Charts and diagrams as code
====

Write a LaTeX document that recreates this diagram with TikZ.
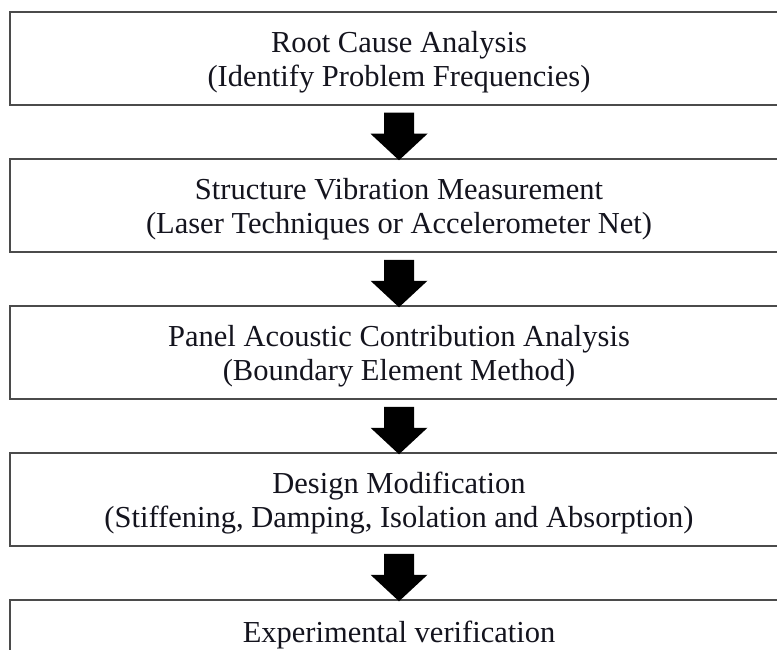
\documentclass[tikz,border=0pt]{standalone}
\usepackage{fontspec}
\setmainfont{Liberation Serif}
\usetikzlibrary{calc}
\definecolor{boxline}{RGB}{75,75,75}
\definecolor{txt}{RGB}{20,20,30}
\tikzset{
  stage/.style={draw=boxline, line width=1.5pt, minimum width=778pt, minimum height=93pt, inner sep=0pt, fill=white},
  stagetext/.style={align=center, text=txt, inner sep=0pt, anchor=north, font=\fontsize{30.5}{34}\selectfont},
  bigarrow/.style={fill=black, draw=none}
}
\newcommand{\downarrowshape}[2]{%
  \fill[bigarrow] ($(#1.south)+(-15,7)$) -- ($(#1.south)+(15,7)$) -- ($(#1.south)+(15,28)$) -- ($(#1.south)+(28.5,28)$)
    -- ($(#2.north)+(0,2)$) -- ($(#1.south)+(-28.5,28)$) -- ($(#1.south)+(-15,28)$) -- cycle;}
\begin{document}
\begin{tikzpicture}[x=1pt,y=-1pt]
\useasboundingbox (0,0) rectangle (777,650);
\clip (0,0) rectangle (777,650);
\node[stage] (b1) at (399,58.5) {};
\node[stage] (b2) at (399,205.5) {};
\node[stage] (b3) at (399,352.5) {};
\node[stage] (b4) at (399,499.5) {};
\node[stage] (b5) at (399,646.5) {};
\node[stagetext] (t1) at ($(b1.north)+(0,20)$) {Root Cause Analysis\\(Identify Problem Frequencies)};
\node[stagetext] (t2) at ($(b2.north)+(0,20)$) {Structure Vibration Measurement\\(Laser Techniques or Accelerometer Net)};
\node[stagetext] (t3) at ($(b3.north)+(0,20)$) {Panel Acoustic Contribution Analysis\\(Boundary Element Method)};
\node[stagetext] (t4) at ($(b4.north)+(0,20)$) {Design Modification\\(Stiffening, Damping, Isolation and Absorption)};
\node[stagetext, anchor=base] (t5) at ($(b5.north)+(0,43)$) {Experimental verification};
\downarrowshape{b1}{b2}
\downarrowshape{b2}{b3}
\downarrowshape{b3}{b4}
\downarrowshape{b4}{b5}
\end{tikzpicture}
\end{document}
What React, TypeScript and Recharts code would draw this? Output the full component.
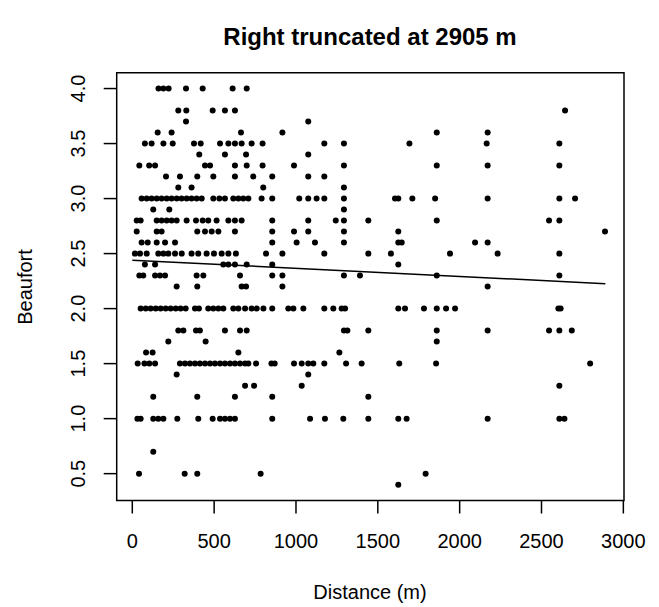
import React from 'react';
import { ScatterChart, Scatter, XAxis, YAxis, ReferenceArea, ReferenceLine } from 'recharts';

// Distances (m) observed at each Beaufort value
const b40 = [160, 190, 222, 328, 430, 613, 699];
const b38 = [281, 330, 491, 566, 627, 2644];
const b37 = [328, 1075];
const b36 = [155, 240, 664, 917, 1860, 2171];
const b35 = [77, 118, 190, 247, 377, 418, 536, 587, 627, 668, 729, 796, 1173, 1293, 1693, 2165, 2609];
const b34 = [409, 566, 695, 1075];
const b33 = [43, 103, 139, 444, 475, 627, 699, 796, 988, 1293, 1860, 2171, 2609];
const b32 = [206, 291, 397, 495, 627, 739, 855, 1075, 1173];
const b31 = [281, 362, 800, 1293];
const b30 = [57, 88, 118, 149, 179, 210, 240, 271, 301, 332, 362, 393, 424, 495, 532, 566, 617, 648, 678, 709, 790, 855, 1020, 1075, 1126, 1173, 1293, 1605, 1625, 1711, 1850, 2171, 2609, 2705];
const b29 = [128, 226, 1293];
const b28 = [27, 51, 149, 179, 210, 240, 271, 332, 389, 430, 464, 515, 587, 627, 668, 855, 1075, 1243, 1293, 1442, 1860, 2546, 2609];
const b27 = [27, 149, 179, 397, 444, 485, 526, 627, 855, 988, 1075, 1293, 1625, 2888];
const b26 = [57, 94, 149, 200, 261, 855, 1004, 1116, 1293, 1625, 1646, 2094, 2171];
const b25 = [16, 47, 88, 159, 190, 220, 261, 302, 362, 403, 454, 499, 546, 587, 633, 817, 917, 1173, 1442, 1580, 1941, 2232, 2609];
const b24 = [77, 139, 556, 587, 627, 699, 855, 1625];
const b23 = [43, 67, 139, 169, 200, 393, 434, 658, 855, 917, 1293, 1391, 1860, 2609];
const b22 = [271, 397, 668, 695, 917, 2171];
const b20 = [51, 82, 112, 143, 173, 204, 234, 265, 295, 326, 383, 407, 464, 495, 526, 556, 617, 648, 689, 729, 760, 801, 855, 953, 984, 1045, 1173, 1228, 1279, 1300, 1625, 1666, 1782, 1860, 1917, 1972, 2603, 2617];
const b18 = [281, 312, 389, 413, 566, 658, 699, 1293, 1314, 1442, 1860, 2171, 2546, 2609, 2685];
const b17 = [220, 448, 1860];
const b16 = [84, 124, 648, 1265];
const b15 = [33, 74, 104, 139, 291, 322, 352, 383, 413, 444, 475, 505, 536, 566, 597, 627, 658, 689, 709, 756, 850, 870, 988, 1035, 1075, 1106, 1173, 1306, 1401, 1631, 1856, 2797];
const b14 = [271, 1075];
const b13 = [689, 744, 1035, 2609];
const b12 = [128, 397, 627, 855, 1442];
const b10 = [31, 51, 128, 159, 190, 275, 403, 491, 536, 566, 597, 627, 855, 1086, 1177, 1289, 1442, 1625, 1676, 2171, 2609, 2640];
const b07 = [128];
const b05 = [41, 320, 397, 784, 1792];
const b04 = [1625];

const rows: [number, number[]][] = [
  [4.0, b40], [3.8, b38], [3.7, b37], [3.6, b36], [3.5, b35], [3.4, b34], [3.3, b33],
  [3.2, b32], [3.1, b31], [3.0, b30], [2.9, b29], [2.8, b28], [2.7, b27], [2.6, b26],
  [2.5, b25], [2.4, b24], [2.3, b23], [2.2, b22], [2.0, b20], [1.8, b18], [1.7, b17],
  [1.6, b16], [1.5, b15], [1.4, b14], [1.3, b13], [1.2, b12], [1.0, b10], [0.7, b07],
  [0.5, b05], [0.4, b04],
];

// Fitted line endpoints
const lineX = [0, 2890];
const lineY = [2.44, 2.227];

const xTicks = [0, 500, 1000, 1500, 2000, 2500, 3000];
const yTicks = [0.5, 1.0, 1.5, 2.0, 2.5, 3.0, 3.5, 4.0];

const xDomain = [-95.3, 3004];
const yDomain = [0.256, 4.144];

const points = rows.flatMap(([b, ds]) => ds.map((d) => ({ x: d, y: b })));

const FONT = '"Liberation Sans", Arial, Helvetica, sans-serif';

const Dot = (props: any) => <circle cx={props.cx} cy={props.cy} r={3} fill="#000" />;

const XTick = (props: any) => (
  <text x={props.x} y={548} textAnchor="middle" fontSize={20} fontFamily={FONT} fill="#000">
    {props.payload.value}
  </text>
);

const YTick = (props: any) => (
  <text
    x={85}
    y={props.y}
    textAnchor="middle"
    fontSize={20}
    fontFamily={FONT}
    fill="#000"
    transform={`rotate(-90 85 ${props.y})`}
  >
    {props.payload.value.toFixed(1)}
  </text>
);

export default function App() {
  return (
    <div style={{ position: 'absolute', left: 0, top: 0, width: 659, height: 607, background: '#fff', overflow: 'hidden' }}>
      <ScatterChart
        width={659}
        height={607}
        margin={{ top: 72.7, right: 35, bottom: 46.5, left: 56.7 }}
      >
        <XAxis
          type="number"
          dataKey="x"
          domain={xDomain}
          ticks={xTicks}
          allowDataOverflow
          axisLine={false}
          tickLine={{ stroke: '#000', strokeWidth: 1.5 }}
          tickSize={13}
          height={60}
          tick={<XTick />}
          interval={0}
        />
        <YAxis
          type="number"
          dataKey="y"
          domain={yDomain}
          ticks={yTicks}
          allowDataOverflow
          axisLine={false}
          tickLine={{ stroke: '#000', strokeWidth: 1.5 }}
          tickSize={13}
          width={60}
          tick={<YTick />}
          interval={0}
        />
        <ReferenceArea
          x1={xDomain[0]}
          x2={xDomain[1]}
          y1={yDomain[0]}
          y2={yDomain[1]}
          fill="none"
          stroke="#000"
          strokeWidth={1.5}
          fillOpacity={0}
          ifOverflow="visible"
        />
        <Scatter data={points} shape={<Dot />} isAnimationActive={false} />
        <ReferenceLine
          segment={[
            { x: lineX[0], y: lineY[0] },
            { x: lineX[1], y: lineY[1] },
          ]}
          stroke="#000"
          strokeWidth={1.5}
          ifOverflow="visible"
        />
      </ScatterChart>
      <div
        style={{
          position: 'absolute', left: 370, top: 22, transform: 'translateX(-50%)',
          fontFamily: FONT, fontWeight: 'bold', fontSize: 24, whiteSpace: 'nowrap', lineHeight: '30px',
        }}
      >
        Right truncated at 2905 m
      </div>
      <div
        style={{
          position: 'absolute', left: 370, top: 580, transform: 'translateX(-50%)',
          fontFamily: FONT, fontSize: 20, whiteSpace: 'nowrap', lineHeight: '24px',
        }}
      >
        Distance (m)
      </div>
      <div
        style={{
          position: 'absolute', left: 25, top: 286.6, transform: 'translate(-50%, -50%) rotate(-90deg)',
          fontFamily: FONT, fontSize: 20, whiteSpace: 'nowrap', lineHeight: '24px',
        }}
      >
        Beaufort
      </div>
    </div>
  );
}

====

Request ▸
Leave the pictures out, then copy word for word only the lines from the one containing "What React, TypeScript" through the one containing "YAxis, ReferenceArea, ReferenceLine", both included.

Solution to this problem ▸
What React, TypeScript and Recharts code would draw this? Output the full component.
import React from 'react';
import { ScatterChart, Scatter, XAxis, YAxis, ReferenceArea, ReferenceLine } from 'recharts';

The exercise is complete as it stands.